Instructions for the task | Copy all of the material exactly. Pictures are not to appear in the copy.
━━ Dataset excerpt
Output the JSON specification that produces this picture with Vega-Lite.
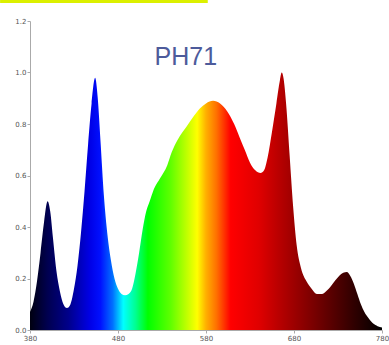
{
  "$schema": "https://vega.github.io/schema/vega-lite/v6.json",
  "width": 352,
  "height": 309,
  "autosize": "none",
  "padding": {"left": 30, "top": 21, "right": 7, "bottom": 15},
  "background": "white",
  "config": {"view": {"stroke": null}},
  "datasets": {
    "spectrum": [
      {"wl": 380, "v": 0.07}, {"wl": 384, "v": 0.11}, {"wl": 388, "v": 0.19}, {"wl": 392, "v": 0.3},
      {"wl": 396, "v": 0.42}, {"wl": 400, "v": 0.5}, {"wl": 403, "v": 0.46}, {"wl": 406, "v": 0.36},
      {"wl": 410, "v": 0.23}, {"wl": 414, "v": 0.15}, {"wl": 418, "v": 0.1}, {"wl": 422, "v": 0.085},
      {"wl": 426, "v": 0.1}, {"wl": 430, "v": 0.16}, {"wl": 434, "v": 0.25}, {"wl": 438, "v": 0.38},
      {"wl": 442, "v": 0.54}, {"wl": 446, "v": 0.72}, {"wl": 450, "v": 0.88}, {"wl": 454, "v": 0.98},
      {"wl": 457, "v": 0.9}, {"wl": 460, "v": 0.74}, {"wl": 464, "v": 0.52}, {"wl": 468, "v": 0.37},
      {"wl": 472, "v": 0.27}, {"wl": 476, "v": 0.2}, {"wl": 480, "v": 0.16}, {"wl": 484, "v": 0.14},
      {"wl": 488, "v": 0.135}, {"wl": 492, "v": 0.14}, {"wl": 496, "v": 0.16}, {"wl": 500, "v": 0.22},
      {"wl": 504, "v": 0.3}, {"wl": 508, "v": 0.39}, {"wl": 512, "v": 0.46}, {"wl": 516, "v": 0.5},
      {"wl": 520, "v": 0.54}, {"wl": 528, "v": 0.59}, {"wl": 536, "v": 0.64}, {"wl": 541, "v": 0.69},
      {"wl": 548, "v": 0.74}, {"wl": 558, "v": 0.79}, {"wl": 566, "v": 0.83}, {"wl": 573, "v": 0.86},
      {"wl": 580, "v": 0.88}, {"wl": 588, "v": 0.89}, {"wl": 596, "v": 0.88}, {"wl": 604, "v": 0.85},
      {"wl": 612, "v": 0.8}, {"wl": 618, "v": 0.75}, {"wl": 624, "v": 0.7}, {"wl": 630, "v": 0.65},
      {"wl": 636, "v": 0.62}, {"wl": 642, "v": 0.61}, {"wl": 646, "v": 0.62}, {"wl": 650, "v": 0.67},
      {"wl": 655, "v": 0.77}, {"wl": 660, "v": 0.88}, {"wl": 664, "v": 0.97}, {"wl": 666, "v": 1.0},
      {"wl": 668, "v": 0.98}, {"wl": 671, "v": 0.88}, {"wl": 675, "v": 0.68}, {"wl": 679, "v": 0.48},
      {"wl": 683, "v": 0.33}, {"wl": 688, "v": 0.24}, {"wl": 694, "v": 0.19}, {"wl": 700, "v": 0.16},
      {"wl": 706, "v": 0.14}, {"wl": 712, "v": 0.14}, {"wl": 718, "v": 0.155}, {"wl": 724, "v": 0.18},
      {"wl": 730, "v": 0.205}, {"wl": 736, "v": 0.222}, {"wl": 740, "v": 0.225}, {"wl": 744, "v": 0.21},
      {"wl": 748, "v": 0.18}, {"wl": 752, "v": 0.14}, {"wl": 756, "v": 0.1}, {"wl": 760, "v": 0.07},
      {"wl": 765, "v": 0.045}, {"wl": 770, "v": 0.025}, {"wl": 775, "v": 0.015}, {"wl": 780, "v": 0.01}
    ],
    "label": [{"wl": 557, "v": 1.029, "text": "PH71"}],
    "band": [{"wl": 346, "wl2": 582, "v": 1.27, "v2": 1.282}]
  },
  "layer": [
    {
      "data": {"name": "spectrum"},
      "mark": {
        "type": "area",
        "interpolate": "monotone",
        "color": {
          "gradient": "linear",
          "x1": 0, "x2": 1, "y1": 0, "y2": 0,
          "stops": [
            {"offset": 0.0, "color": "#000010"},
            {"offset": 0.05, "color": "#000050"},
            {"offset": 0.11, "color": "#00008c"},
            {"offset": 0.17, "color": "#0000e6"},
            {"offset": 0.2, "color": "#0010ff"},
            {"offset": 0.235, "color": "#0070ff"},
            {"offset": 0.265, "color": "#00ffff"},
            {"offset": 0.3, "color": "#00ff90"},
            {"offset": 0.335, "color": "#00ff00"},
            {"offset": 0.4, "color": "#60ff00"},
            {"offset": 0.475, "color": "#ffff00"},
            {"offset": 0.5, "color": "#ffb000"},
            {"offset": 0.53, "color": "#ff7000"},
            {"offset": 0.57, "color": "#ff0000"},
            {"offset": 0.65, "color": "#e00000"},
            {"offset": 0.72, "color": "#b00000"},
            {"offset": 0.82, "color": "#700000"},
            {"offset": 0.92, "color": "#300000"},
            {"offset": 1.0, "color": "#000000"}
          ]
        }
      },
      "encoding": {
        "x": {
          "field": "wl", "type": "quantitative",
          "scale": {"domain": [380, 780], "nice": false, "zero": false},
          "axis": {
            "values": [380, 480, 580, 680, 780], "title": null, "grid": false,
            "labelFont": "DejaVu Sans", "labelFontSize": 7, "labelColor": "#555",
            "tickSize": 3, "tickColor": "#aaa", "domainColor": "#aaa", "labelPadding": 1,
            "labelFlush": false
          }
        },
        "y": {
          "field": "v", "type": "quantitative",
          "scale": {"domain": [0, 1.2], "nice": false},
          "axis": {
            "values": [0, 0.2, 0.4, 0.6, 0.8, 1.0, 1.2], "format": ".1f", "title": null, "grid": false,
            "labelFont": "DejaVu Sans", "labelFontSize": 7, "labelColor": "#555",
            "tickSize": 3, "tickColor": "#aaa", "domainColor": "#aaa", "labelPadding": 1,
            "labelFlush": false
          }
        }
      }
    },
    {
      "data": {"name": "label"},
      "mark": {"type": "text", "font": "Liberation Sans", "fontSize": 25, "color": "#4d5b9b", "align": "center", "baseline": "alphabetic"},
      "encoding": {
        "x": {"field": "wl", "type": "quantitative"},
        "y": {"field": "v", "type": "quantitative"},
        "text": {"field": "text"}
      }
    },
    {
      "data": {"name": "band"},
      "mark": {"type": "rect", "color": "#dcf000", "clip": false},
      "encoding": {
        "x": {"field": "wl", "type": "quantitative"},
        "x2": {"field": "wl2"},
        "y": {"field": "v", "type": "quantitative"},
        "y2": {"field": "v2"}
      }
    }
  ]
}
━━━━
Answer in full |
Output the JSON specification that produces this picture with Vega-Lite.
{
  "$schema": "https://vega.github.io/schema/vega-lite/v6.json",
  "width": 352,
  "height": 309,
  "autosize": "none",
  "padding": {"left": 30, "top": 21, "right": 7, "bottom": 15},
  "background": "white",
  "config": {"view": {"stroke": null}},
  "datasets": {
    "spectrum": [
      {"wl": 380, "v": 0.07}, {"wl": 384, "v": 0.11}, {"wl": 388, "v": 0.19}, {"wl": 392, "v": 0.3},
      {"wl": 396, "v": 0.42}, {"wl": 400, "v": 0.5}, {"wl": 403, "v": 0.46}, {"wl": 406, "v": 0.36},
      {"wl": 410, "v": 0.23}, {"wl": 414, "v": 0.15}, {"wl": 418, "v": 0.1}, {"wl": 422, "v": 0.085},
      {"wl": 426, "v": 0.1}, {"wl": 430, "v": 0.16}, {"wl": 434, "v": 0.25}, {"wl": 438, "v": 0.38},
      {"wl": 442, "v": 0.54}, {"wl": 446, "v": 0.72}, {"wl": 450, "v": 0.88}, {"wl": 454, "v": 0.98},
      {"wl": 457, "v": 0.9}, {"wl": 460, "v": 0.74}, {"wl": 464, "v": 0.52}, {"wl": 468, "v": 0.37},
      {"wl": 472, "v": 0.27}, {"wl": 476, "v": 0.2}, {"wl": 480, "v": 0.16}, {"wl": 484, "v": 0.14},
      {"wl": 488, "v": 0.135}, {"wl": 492, "v": 0.14}, {"wl": 496, "v": 0.16}, {"wl": 500, "v": 0.22},
      {"wl": 504, "v": 0.3}, {"wl": 508, "v": 0.39}, {"wl": 512, "v": 0.46}, {"wl": 516, "v": 0.5},
      {"wl": 520, "v": 0.54}, {"wl": 528, "v": 0.59}, {"wl": 536, "v": 0.64}, {"wl": 541, "v": 0.69},
      {"wl": 548, "v": 0.74}, {"wl": 558, "v": 0.79}, {"wl": 566, "v": 0.83}, {"wl": 573, "v": 0.86},
      {"wl": 580, "v": 0.88}, {"wl": 588, "v": 0.89}, {"wl": 596, "v": 0.88}, {"wl": 604, "v": 0.85},
      {"wl": 612, "v": 0.8}, {"wl": 618, "v": 0.75}, {"wl": 624, "v": 0.7}, {"wl": 630, "v": 0.65},
      {"wl": 636, "v": 0.62}, {"wl": 642, "v": 0.61}, {"wl": 646, "v": 0.62}, {"wl": 650, "v": 0.67},
      {"wl": 655, "v": 0.77}, {"wl": 660, "v": 0.88}, {"wl": 664, "v": 0.97}, {"wl": 666, "v": 1.0},
      {"wl": 668, "v": 0.98}, {"wl": 671, "v": 0.88}, {"wl": 675, "v": 0.68}, {"wl": 679, "v": 0.48},
      {"wl": 683, "v": 0.33}, {"wl": 688, "v": 0.24}, {"wl": 694, "v": 0.19}, {"wl": 700, "v": 0.16},
      {"wl": 706, "v": 0.14}, {"wl": 712, "v": 0.14}, {"wl": 718, "v": 0.155}, {"wl": 724, "v": 0.18},
      {"wl": 730, "v": 0.205}, {"wl": 736, "v": 0.222}, {"wl": 740, "v": 0.225}, {"wl": 744, "v": 0.21},
      {"wl": 748, "v": 0.18}, {"wl": 752, "v": 0.14}, {"wl": 756, "v": 0.1}, {"wl": 760, "v": 0.07},
      {"wl": 765, "v": 0.045}, {"wl": 770, "v": 0.025}, {"wl": 775, "v": 0.015}, {"wl": 780, "v": 0.01}
    ],
    "label": [{"wl": 557, "v": 1.029, "text": "PH71"}],
    "band": [{"wl": 346, "wl2": 582, "v": 1.27, "v2": 1.282}]
  },
  "layer": [
    {
      "data": {"name": "spectrum"},
      "mark": {
        "type": "area",
        "interpolate": "monotone",
        "color": {
          "gradient": "linear",
          "x1": 0, "x2": 1, "y1": 0, "y2": 0,
          "stops": [
            {"offset": 0.0, "color": "#000010"},
            {"offset": 0.05, "color": "#000050"},
            {"offset": 0.11, "color": "#00008c"},
            {"offset": 0.17, "color": "#0000e6"},
            {"offset": 0.2, "color": "#0010ff"},
            {"offset": 0.235, "color": "#0070ff"},
            {"offset": 0.265, "color": "#00ffff"},
            {"offset": 0.3, "color": "#00ff90"},
            {"offset": 0.335, "color": "#00ff00"},
            {"offset": 0.4, "color": "#60ff00"},
            {"offset": 0.475, "color": "#ffff00"},
            {"offset": 0.5, "color": "#ffb000"},
            {"offset": 0.53, "color": "#ff7000"},
            {"offset": 0.57, "color": "#ff0000"},
            {"offset": 0.65, "color": "#e00000"},
            {"offset": 0.72, "color": "#b00000"},
            {"offset": 0.82, "color": "#700000"},
            {"offset": 0.92, "color": "#300000"},
            {"offset": 1.0, "color": "#000000"}
          ]
        }
      },
      "encoding": {
        "x": {
          "field": "wl", "type": "quantitative",
          "scale": {"domain": [380, 780], "nice": false, "zero": false},
          "axis": {
            "values": [380, 480, 580, 680, 780], "title": null, "grid": false,
            "labelFont": "DejaVu Sans", "labelFontSize": 7, "labelColor": "#555",
            "tickSize": 3, "tickColor": "#aaa", "domainColor": "#aaa", "labelPadding": 1,
            "labelFlush": false
          }
        },
        "y": {
          "field": "v", "type": "quantitative",
          "scale": {"domain": [0, 1.2], "nice": false},
          "axis": {
            "values": [0, 0.2, 0.4, 0.6, 0.8, 1.0, 1.2], "format": ".1f", "title": null, "grid": false,
            "labelFont": "DejaVu Sans", "labelFontSize": 7, "labelColor": "#555",
            "tickSize": 3, "tickColor": "#aaa", "domainColor": "#aaa", "labelPadding": 1,
            "labelFlush": false
          }
        }
      }
    },
    {
      "data": {"name": "label"},
      "mark": {"type": "text", "font": "Liberation Sans", "fontSize": 25, "color": "#4d5b9b", "align": "center", "baseline": "alphabetic"},
      "encoding": {
        "x": {"field": "wl", "type": "quantitative"},
        "y": {"field": "v", "type": "quantitative"},
        "text": {"field": "text"}
      }
    },
    {
      "data": {"name": "band"},
      "mark": {"type": "rect", "color": "#dcf000", "clip": false},
      "encoding": {
        "x": {"field": "wl", "type": "quantitative"},
        "x2": {"field": "wl2"},
        "y": {"field": "v", "type": "quantitative"},
        "y2": {"field": "v2"}
      }
    }
  ]
}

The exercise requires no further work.